May 16, 2013   ·     ·   Jump to comments
Article Source: Bleacher Report - New York Yankees

There has been an increasing movement on social media to urge Jim Leyland to select famed Yankees reliever Mariano Rivera as the starter for this summer’s All-Star Game.  Most of the push is coming from Yankees supporters in the gargantuan New York media market.

Make no mistake, Rivera deserves to be in the All-Star Game.  He has 16 saves in 16 opportunities, giving up only 3 runs in 18 frames of work.

However, I think starting him is a bad idea, for several reasons that amount to jeopardizing home-field advantage for the Yankees or another AL team this October.

The first is that Mariano Rivera is a closer, not a starter. As a starter, Rivera has a calamitous 5.94 ERA, surrendering a gosh-awful .852 OPS.  Not exactly the type of numbers you want for your All-Star starter.

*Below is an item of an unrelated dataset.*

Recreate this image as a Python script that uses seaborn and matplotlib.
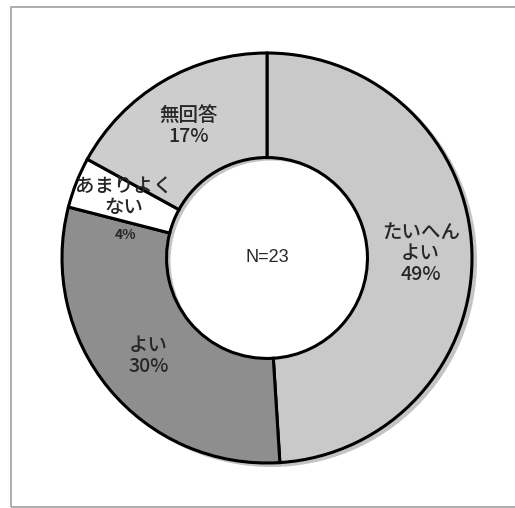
import matplotlib
matplotlib.use("Agg")
import matplotlib.pyplot as plt
import seaborn as sns
import numpy as np
from matplotlib.patches import Rectangle

sns.set_theme(style="white")
plt.rcParams['font.family'] = ['Noto Sans CJK JP', 'DejaVu Sans']

categories = ["たいへん\nよい", "よい", "あまりよく\nない", "無回答"]
values = [49, 30, 4, 17]
pct_labels = ["49%", "30%", "4%", "17%"]
colors = ["#c9c9c9", "#8e8e8e", "#ffffff", "#cdcdcd"]

W, H = 515, 508
fig = plt.figure(figsize=(W / 100, H / 100), dpi=100)
fig.patch.set_facecolor("white")
ax = fig.add_axes([0, 0, 1, 1])

# outer frame (right side runs off the image)
frame = Rectangle((11, 1), W + 20, H - 8, fill=False, edgecolor="#a0a0a0", linewidth=1.2)
ax.add_patch(frame)

cx, cy = 267, H - 258
R = 205
width = 0.51

# soft shadow ring offset to lower-right
ax.pie([sum(values)], colors=["#c4c4c4"], startangle=90, counterclock=False,
       center=(cx + 4, cy - 3), radius=R + 1, frame=True,
       wedgeprops=dict(width=R * width + 1, edgecolor="none", linewidth=0))

wedges, _ = ax.pie(values, colors=colors, startangle=90, counterclock=False,
                   center=(cx, cy), radius=R, frame=True,
                   wedgeprops=dict(width=R * width, edgecolor="black", linewidth=2.2))
ax.set_xlim(0, W)
ax.set_ylim(0, H)
ax.set_aspect("equal")
ax.axis("off")

# labels at mid-angle
for w, cat, pct in zip(wedges, categories, pct_labels):
    ang = np.deg2rad((w.theta1 + w.theta2) / 2)
    r = R * 0.75
    x = cx + r * np.cos(ang)
    y = cy + r * np.sin(ang)
    if pct == "4%":
        ax.text(x, y + 4, cat, ha="center", va="center", fontsize=14, linespacing=1.1,
                fontweight="medium")
        ax.text(x + 2, y - 34, pct, ha="center", va="center", fontsize=10,
                fontweight="bold")
    else:
        ax.text(x, y, cat + "\n" + pct, ha="center", va="center", fontsize=14,
                linespacing=1.15, fontweight="medium")

ax.text(cx, cy, "N=23", ha="center", va="center", fontsize=13,
        family=["Liberation Sans", "DejaVu Sans"])

fig.savefig("out.png", dpi=100, facecolor="white")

Yes, those numbers came in 1995, and Rivera hasn’t started a game since then.  Not starting a game in well over a decade, particularly when there are people who have started many games effectively since then, seems to be another strike against a Rivera start.

Mariano Rivera is largely a one-inning, one-pitch man; his last appearance of more than three outs came back in 2011.  Starters in the All-Star Game nearly always pitch a second inning.

Also, there is the fact that there are deserving starting pitchers.  Felix Hernandez, with 8 quality starts and a 5-2 record, is the first name that comes to mind.  Hernandez has a sub-1.00 WHIP, and has allowed 11 runs in 64-and-two-thirds frames, during which he has amassed 64 strikeouts.

King Felix’s WAR (at least according to ESPN) is a full 2 wins better than Mo’s.  Felix also has a broader arsenal of pitches than Mo.

Clay Buchholz and Chris Sale also make much stronger cases for the starter’s helm in the Midsummer Classic than Rivera does.  Even relievers Casey Janssen and Tom Wilhelmsen have better WAR and better ERA numbers than Rivera.

A much more symbolic gesture would be to bring Rivera in in the bottom of the ninth (and, yes, will be the bottom of the ninth, as the game is in an NL park), and him retire a side of batters, much as he has been doing for the past two decade.

Bottom line: Rivera is probably the greatest active pitcher, but by no stretch of the imagination is he the greatest active starter.